Joining the discussion a bit late (week 2) … CatholicMom.com is discussing Sherry Weddell’s new book Forming Intentional Disciples: The Path to Knowing and Following Jesus (OSV). You can read more about the “Lawn Chair Catechism” series here.
This week, there are two questions in the discussion guide:
(1) Have you always been Catholic? How did the instruction and mentoring you received help you – or prevent you – from having a personal relationship with God?
I didn’t become Catholic until I was 30, although the process began nearly ten years before, when I was an evangelical Protestant missionary-in-training. I had been raised to believe that Catholics aren’t “really” Christians, and yet looking back God put faithful Catholics in my path to challenge that idea from my earliest years: my Catholic cousins, who taught me the sign of the cross (and whose First Communion celebrations I coveted); my childhood next-door neighbors, the Bells, who were unfailingly kind even when I commented bluntly on the statuary in their home; my Catholic boyfriend who, when I was pressured to end the relationship, forced me to consider seriously for the first time “what’s so bad about being Catholic?” And finally, a Baptist minister friend whose own conversion (and resignation from his church post) made me seriously consider the teachings of the Catholic Faith.
Long story short, I was going to become among the 53% of the “American adults who have left the faith of their childhood” (p.19). And yet, even then I didn’t see it as a “leaving” so much as an embracing of something more. Like Robin (p.23), I stammered and grappled my way through those first Masses — going up to receive Eucharist, not knowing it was for Catholics only. The story of me sneaking into my first Catholic Mass is here.
Ironically, when I started the RCIA process, my first sponsor quit after two weeks; she told Dawn (who took up the challenge) that I asked too many questions. Now, from the beginning Dawn and I did not see eye-to-eye on certain theological issues (she believed women should be priests, for example). And she gave me the one thing I needed most: an unabashed, enthusiastic welcome, and a safe place to ponder all God was doing in my life. About a month into the classes, the pastor, Monsignor Connelly, invited me to lunch and listened to me pour out my story. When I was finished, he gently placed his hand on mine and intoned, “Heidi, you are a gift to us.”
I knew I was home. Not because I had resolved every theological reservation (that came later), but because at a time in my life when I most needed to experience the presence of Jesus in my life, I received it in the last place I ever expected to find it.
(2) If you were raised in a Catholic home, are your family members all still Catholic? What events among your friends and family seem to explain why some are Catholic, and others are not?

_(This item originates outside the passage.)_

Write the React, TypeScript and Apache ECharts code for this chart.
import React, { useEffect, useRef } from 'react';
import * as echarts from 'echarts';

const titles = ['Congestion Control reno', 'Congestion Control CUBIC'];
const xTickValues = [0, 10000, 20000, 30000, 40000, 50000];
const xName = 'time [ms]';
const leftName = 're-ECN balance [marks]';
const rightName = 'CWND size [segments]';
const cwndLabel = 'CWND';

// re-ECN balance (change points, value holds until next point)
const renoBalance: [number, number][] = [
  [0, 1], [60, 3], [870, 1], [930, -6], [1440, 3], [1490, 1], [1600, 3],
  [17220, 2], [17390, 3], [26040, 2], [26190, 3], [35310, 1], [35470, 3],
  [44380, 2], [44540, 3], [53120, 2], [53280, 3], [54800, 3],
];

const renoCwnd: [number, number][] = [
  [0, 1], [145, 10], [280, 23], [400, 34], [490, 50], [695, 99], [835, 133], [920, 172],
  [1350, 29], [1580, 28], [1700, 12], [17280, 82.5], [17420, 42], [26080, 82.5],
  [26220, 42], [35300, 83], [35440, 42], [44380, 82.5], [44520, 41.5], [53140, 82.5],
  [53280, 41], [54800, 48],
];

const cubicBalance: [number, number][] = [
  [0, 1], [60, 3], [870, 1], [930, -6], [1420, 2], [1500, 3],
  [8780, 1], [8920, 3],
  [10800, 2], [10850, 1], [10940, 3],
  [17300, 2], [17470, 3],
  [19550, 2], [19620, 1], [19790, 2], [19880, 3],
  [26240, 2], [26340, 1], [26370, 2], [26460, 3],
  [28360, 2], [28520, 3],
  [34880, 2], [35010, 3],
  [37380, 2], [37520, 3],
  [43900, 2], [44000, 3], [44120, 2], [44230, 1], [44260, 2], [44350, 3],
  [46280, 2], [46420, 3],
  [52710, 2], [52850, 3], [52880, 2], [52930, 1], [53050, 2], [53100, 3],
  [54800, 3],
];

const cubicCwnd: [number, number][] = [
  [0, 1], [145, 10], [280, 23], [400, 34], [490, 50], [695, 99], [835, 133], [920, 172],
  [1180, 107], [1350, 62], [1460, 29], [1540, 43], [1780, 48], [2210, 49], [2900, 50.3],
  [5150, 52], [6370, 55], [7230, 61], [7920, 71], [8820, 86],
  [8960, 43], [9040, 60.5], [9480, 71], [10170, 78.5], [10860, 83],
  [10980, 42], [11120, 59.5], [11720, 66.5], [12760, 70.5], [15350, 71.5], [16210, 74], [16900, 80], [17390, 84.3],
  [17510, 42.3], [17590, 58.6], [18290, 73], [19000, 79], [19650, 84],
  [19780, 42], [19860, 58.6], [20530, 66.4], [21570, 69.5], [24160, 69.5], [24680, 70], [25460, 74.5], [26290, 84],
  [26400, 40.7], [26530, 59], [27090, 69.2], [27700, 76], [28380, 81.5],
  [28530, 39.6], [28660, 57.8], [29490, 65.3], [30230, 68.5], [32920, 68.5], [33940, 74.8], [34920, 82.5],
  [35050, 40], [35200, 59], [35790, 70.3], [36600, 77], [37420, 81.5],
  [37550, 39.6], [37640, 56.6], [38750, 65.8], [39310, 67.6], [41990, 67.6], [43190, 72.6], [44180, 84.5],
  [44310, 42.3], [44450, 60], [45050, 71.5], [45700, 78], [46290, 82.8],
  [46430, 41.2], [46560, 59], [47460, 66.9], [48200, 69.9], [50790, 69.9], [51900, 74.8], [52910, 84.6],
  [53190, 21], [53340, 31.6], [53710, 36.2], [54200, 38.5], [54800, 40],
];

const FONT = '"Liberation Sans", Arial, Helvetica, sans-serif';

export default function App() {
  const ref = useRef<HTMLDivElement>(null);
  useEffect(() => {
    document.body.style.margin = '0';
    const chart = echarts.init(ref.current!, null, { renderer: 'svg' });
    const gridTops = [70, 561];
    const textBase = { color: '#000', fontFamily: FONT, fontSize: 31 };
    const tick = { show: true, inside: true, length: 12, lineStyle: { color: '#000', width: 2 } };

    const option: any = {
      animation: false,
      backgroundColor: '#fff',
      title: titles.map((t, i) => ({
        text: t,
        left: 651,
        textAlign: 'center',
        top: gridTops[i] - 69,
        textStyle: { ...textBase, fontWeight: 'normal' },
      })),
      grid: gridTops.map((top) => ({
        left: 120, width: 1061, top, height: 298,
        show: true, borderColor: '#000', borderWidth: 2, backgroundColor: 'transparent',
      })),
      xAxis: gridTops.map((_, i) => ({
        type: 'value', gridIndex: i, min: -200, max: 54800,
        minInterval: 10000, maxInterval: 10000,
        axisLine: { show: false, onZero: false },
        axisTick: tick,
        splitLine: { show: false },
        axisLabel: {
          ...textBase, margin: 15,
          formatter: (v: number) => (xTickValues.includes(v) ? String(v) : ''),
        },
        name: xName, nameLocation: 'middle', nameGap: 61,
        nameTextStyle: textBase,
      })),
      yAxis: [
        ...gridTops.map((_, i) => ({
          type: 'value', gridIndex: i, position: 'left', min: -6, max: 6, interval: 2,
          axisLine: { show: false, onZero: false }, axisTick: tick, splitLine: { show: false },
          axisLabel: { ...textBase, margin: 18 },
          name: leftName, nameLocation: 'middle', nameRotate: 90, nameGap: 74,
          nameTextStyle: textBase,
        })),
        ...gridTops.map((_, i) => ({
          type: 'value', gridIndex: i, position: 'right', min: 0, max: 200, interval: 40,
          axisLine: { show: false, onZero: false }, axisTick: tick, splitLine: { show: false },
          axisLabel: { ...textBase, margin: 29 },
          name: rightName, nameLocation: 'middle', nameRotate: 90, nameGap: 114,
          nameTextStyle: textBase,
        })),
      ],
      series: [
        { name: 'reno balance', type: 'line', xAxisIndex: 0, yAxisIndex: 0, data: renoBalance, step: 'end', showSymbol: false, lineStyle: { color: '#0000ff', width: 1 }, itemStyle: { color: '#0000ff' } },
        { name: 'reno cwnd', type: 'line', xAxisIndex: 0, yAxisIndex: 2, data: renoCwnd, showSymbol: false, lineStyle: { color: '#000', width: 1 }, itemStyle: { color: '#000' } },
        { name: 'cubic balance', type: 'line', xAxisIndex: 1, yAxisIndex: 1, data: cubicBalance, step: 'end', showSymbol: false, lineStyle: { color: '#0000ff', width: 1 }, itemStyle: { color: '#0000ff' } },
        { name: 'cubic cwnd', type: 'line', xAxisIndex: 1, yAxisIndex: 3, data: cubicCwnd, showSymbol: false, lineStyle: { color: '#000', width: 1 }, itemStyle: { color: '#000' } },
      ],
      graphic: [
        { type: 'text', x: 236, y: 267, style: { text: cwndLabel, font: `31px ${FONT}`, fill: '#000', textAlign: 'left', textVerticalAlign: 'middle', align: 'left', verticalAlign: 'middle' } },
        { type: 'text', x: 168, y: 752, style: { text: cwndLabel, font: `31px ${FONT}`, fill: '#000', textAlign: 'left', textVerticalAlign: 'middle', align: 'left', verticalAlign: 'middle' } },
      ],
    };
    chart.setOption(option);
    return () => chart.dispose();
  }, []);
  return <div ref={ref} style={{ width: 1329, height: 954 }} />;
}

I’m the only Catholic in my family of origin. Frankly, my faith irritates and confuses them more often than not. I’ve had more than one family member object strenuously to the idea that Mary is my mother — no matter how often I explain that one can have more than one mother figure. As an adoptive mother, I know this reality firsthand.
On page 42, Weddell points out, “All the evidence is that people feel dissatisfied and consider leaving for a couple of years before actually taking the first step, and that the majority pass through two or three religious changes before settling into a new spiritual home. Most people have mixed feelings about leaving the faith of their childhood … Changes of faith are, for most people, a journey and a search, not an instant, simple, and painless abandonment of belief.
And here, I think, is a flicker of hope for those of us who want to embrace the call to the “New Evangelization.” If we learn to recognize the signs of “searching” and “journeying” in order to become guides and mentors, like our evangelical brothers and sisters, there is reason to believe that it IS possible to draw those we care about back into the fold. However, it will not be an instantaneous or impulsive action, but the sum total of all the consistent, patient, loving actions done in the context of genuine relationship.
When was the last time you invited a former Catholic (or seeking “unaffiliated”) to a church event, or shared a book or CD that you found helpful?